Conclusion de Section

L’évolution de la régulation économique et territoriale à la fin des Trente Glorieuses s’opère donc selon plusieurs modalités dans l’agglomération lyonnaise, qui correspondent à des registres différents mais plus ou moins emboîtés les uns dans les autres : mutation du cadre économique d’ensemble qui sert de référentiel global à la politique lyonnaise, évolution politique aux niveaux local et national et remise en question de la régulation économique étatique conduite à l’échelle du pays, modification de l’organisation et de la répartition des rôles au sein du système d’acteurs lyonnais, changement de méthodes d’intervention.

La survenue de la crise économique au début des années 1970 entraîne en effet un changement très profond du cadre référentiel de l’intervention publique en faveur du développement économique, puisqu’il fait basculer le système mondial d’un régime de croissance vers un régime de stagnation et d’exacerbation des logiques de concurrence, remettant en cause la pertinence du niveau territorial et décisionnel national pour conduire la régulation (voir supra, 1ère partie, Section 1). La gestion de la compétition économique territoriale glisse ainsi de l’échelle du pays à celle des territoires locaux, sous l’influence conjuguée du renouvellement des élites politiques gouvernementales et locales, et de la montée en puissance de l’implication des responsables patronaux dans le débat public.

L’organisation territoriale de la régulation étatique, conçue en référence au régime de croissance fordiste, s’avère inadaptée aux nouveaux enjeux économiques du contexte de crise pour les firmes et les territoires. Le niveau local, emmené par ses élites économiques et politiques, prend la mesure des transformations nécessaires dans l’organisation de l’intervention publique économique, en s’engageant de manière volontaire dans l’action collective et territorialisée en faveur du développement et du retour à la croissance. L’Etat renonce progressivement à conduire des grandes politiques nationales économique et d’aménagement du territoire de façon centralisée et dirigiste, ainsi qu’à défendre et promouvoir seul l’intérêt des entreprises du pays, libérant et encourageant l’émergence des initiatives locales de développement économique.

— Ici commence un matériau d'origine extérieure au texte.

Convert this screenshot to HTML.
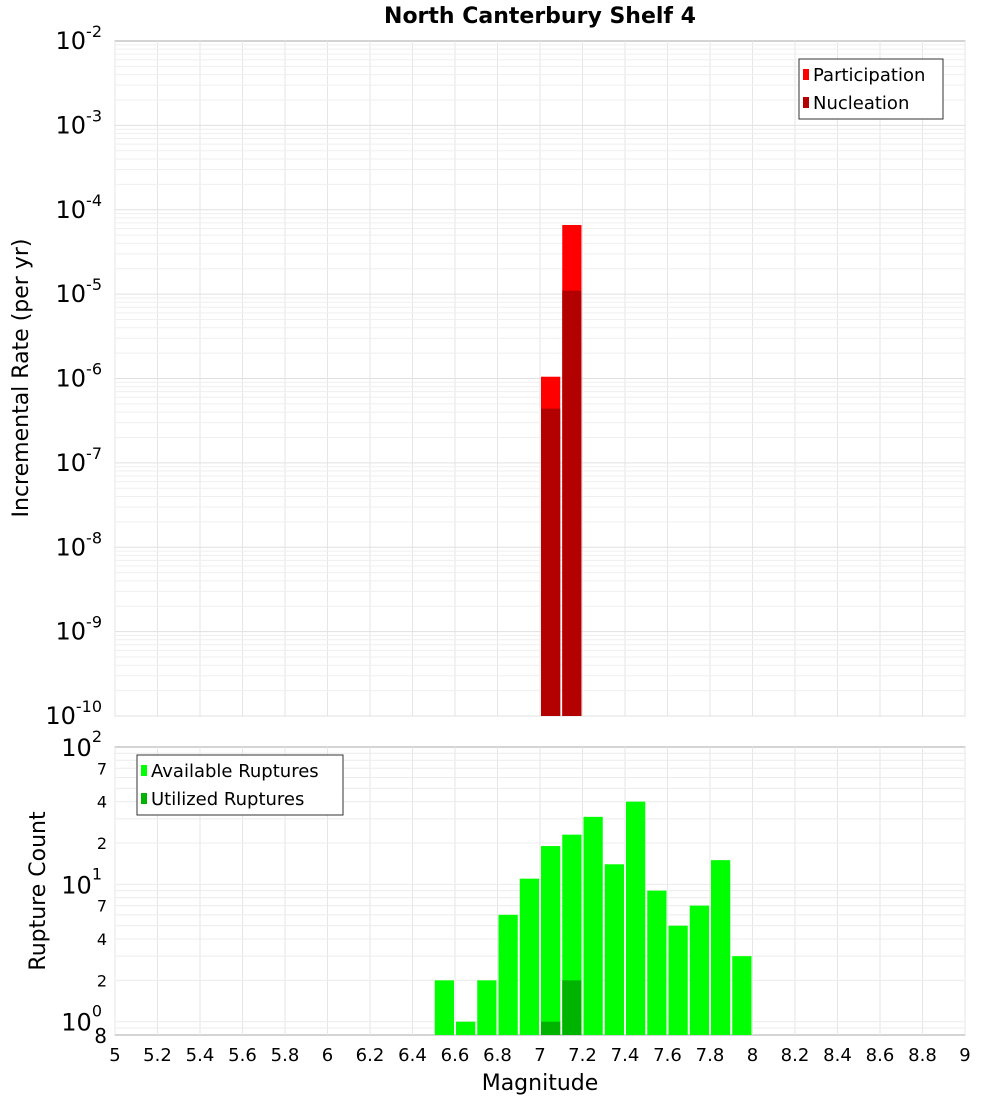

La régulation économique dans l’agglomération lyonnaise s’ancre donc dans le territoire à la faveur de sa reprise en main par le système d’acteurs local. Elle s’ouvre à la logique partenariale, au gré d’une nouvelle organisation du système d’acteurs lyonnais fondée sur l’alliance institutionnelle et politique entre les organismes patronaux et l’intercommunalité, qui émerge comme un véritable pouvoir local porteur de l’intérêt général, mais dénué de compétences. La conduite et la mise en œuvre des actions sont confiées aux organismes économiques, considérés comme les plus compétents pour répondre aux attentes des entreprises. Les intérêts économiques lyonnais et le territoire de l’agglomération sont érigés en référentiels directs de la nouvelle politique économique locale, au même titre que le contexte d’ensemble d’exacerbation de la concurrence et des logiques de compétition économique.

L’amorce de la territorialisation de la régulation économique dans la métropole lyonnaise s’appuie enfin sur la refondation d’une capacité d’expertise économique au niveau local et sur l’acculturation des personnels techniques et des responsables politiques du développement économique aux nouvelles méthodes stratégiques et commerciales issues du management des firmes. Ces dynamiques sont portées par les acteurs économiques lyonnais, en position de leaders du système d’acteurs de la politique économique locale, et relayées par l’assistance des cabinets d’études centraux, qui diffusent la pensée stratégique et le principe de la négociation de la puissance publique avec les investisseurs privés pour conduire les grands opérations d’aménagement urbain à vocation économique. Elles permettent une meilleure prise en compte par l’action publique des besoins et problématiques de développement des entreprises. L’intervention économique devient ainsi beaucoup plus qualitative et immatérielle, en s’adaptant de manière pragmatique aux nouveaux enjeux induits par le régime d’accumulation post-industriel, flexibiliste et hyperconcurrentiel qui succède à l’époque fordiste.